When input_type is null, the embedding model directly converts the inputs into numerical vectors. For retrieval/search purposes, where a "query", which can be text or image in this case, is used to search for relevant information among a collection of data referred to as "documents," we recommend specifying whether your inputs are intended as queries or documents by setting input_type to query or document, respectively. In these cases, Voyage automatically prepends a prompt to your inputs before vectorizing them, creating vectors more tailored for retrieval/search tasks. Since inputs can be multimodal, "queries" and "documents" can be text, images, or an interleaving of both modalities.

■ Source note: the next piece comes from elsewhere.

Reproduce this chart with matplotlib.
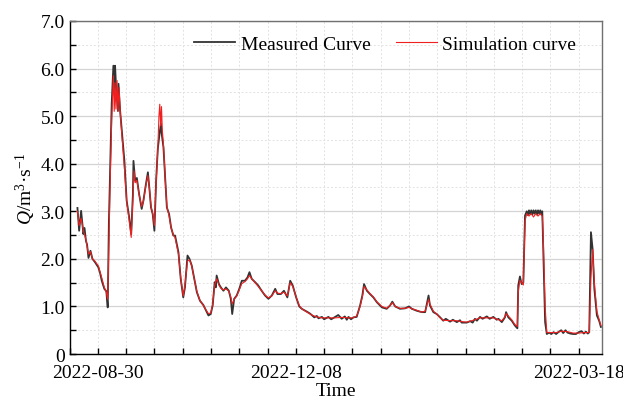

Embeddings generated with and without the input_type argument are compatible.
For transparency, the following prompts are prepended to your input.

For query, the prompt is "Represent the query for retrieving supporting documents: ".
For document, the prompt is "Represent the document for retrieval: ".

Allowed:

truncation

boolean

Defaults to true

Whether to truncate the inputs to fit within the context length. Defaults to true.

If true, an over-length input will be truncated to fit within the context length before being vectorized by the embedding model. If the truncation happens in the middle of an image, the entire image will be discarded.
If false, an error will be raised if any input exceeds the context length.

output_encoding

string | null

enum

Defaults to null

Format in which the embeddings are encoded. Defaults to null.

If null, the embeddings are represented as a list of floating-point numbers.
If base64, the embeddings are represented as a Base64-encoded NumPy array of single-precision floats.

Allowed:

Responses

5XX

Server Error

This indicates our servers are experiencing high traffic or having an unexpected issue. Please see our Error Codes guide.

200Success

4XXClient error This indicates an issue with the request format or frequency. Please see our Error Codes guide.